A sign in a London park has the words: Childrens' Garden, but the apostrophe should be after the letter N, not after the letter S.
This sign from Hackney Council’s Parks Department has an apostrophe error.

If the subject is already plural (for example, people), then you should write people’s and not peoples’.

Those calling for a people’s vote on the EU should wait until the result of the 2016 EU referendum is enacted. A people’s vote (second referendum) would be an affront to our democracy, pure and simple.

Similarly, it should be Children’s Garden not Childrens’ Garden.

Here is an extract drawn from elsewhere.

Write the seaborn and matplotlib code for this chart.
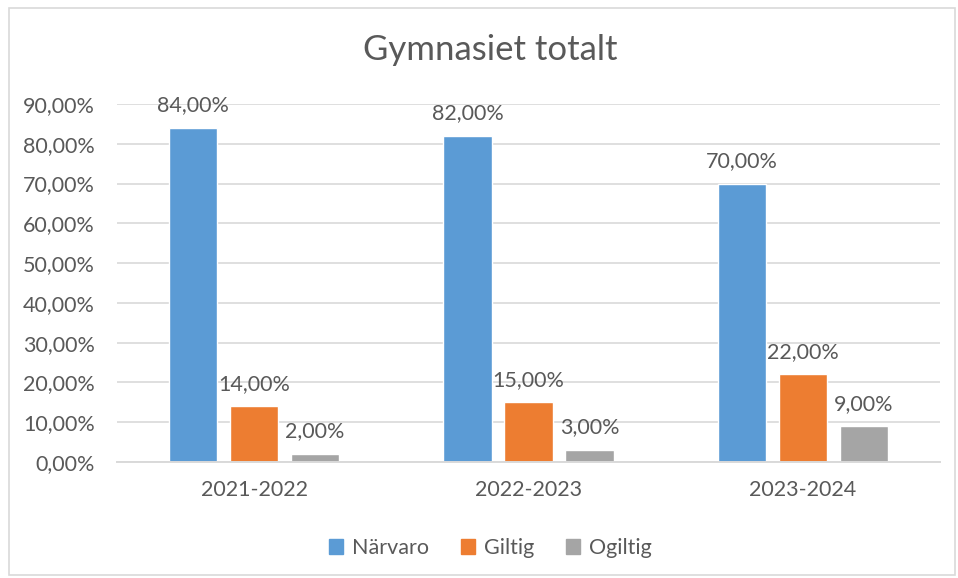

When Not to Use Apostrophes

English grammar: Deli has a neon sign which states: Best Rib's In Town but the word Rib's doesn't need an apostrophe
Classic apostrophe error!

Don’t use an apostrophe if the word is a plural. Hence:

“Best Ribs in Town” not “Best Rib’s in Town”.

However, there’s an exception to the above rule. If the word is a single letter then adding the letter s could confuse. For example:

There are two bs in ABBA.

Although strictly grammatically correct, it’s better to write:

There are two ‘b’s in ABBA.

English grammar: A blue street sign shows (in white lettering) the phrase: Unsuitable for HGV's, but the apostrophe is an error
How many times have you seen this error?

Additionally, the modern convention is to avoid using apostrophes in plurals wherever possible in the plural of numbers and abbreviations.

For example, “He likes 70s music” rather than “He likes 70’s music”.

Additionally, the blue sign shown above should have “Unsuitable for HGVs” rather than “Unsuitable for HGV’s”.

Did you catch the other grammar mistake in the image shown earlier? The image had the sentence: Employee’s must wash there hands before returning to work!

The first error we discovered was the incorrect use of the word there. The other error is the incorrect use of the apostrophe in the word Employee’s.

Therefore, the correct sentence should be: Employees must wash their hands before returning to work!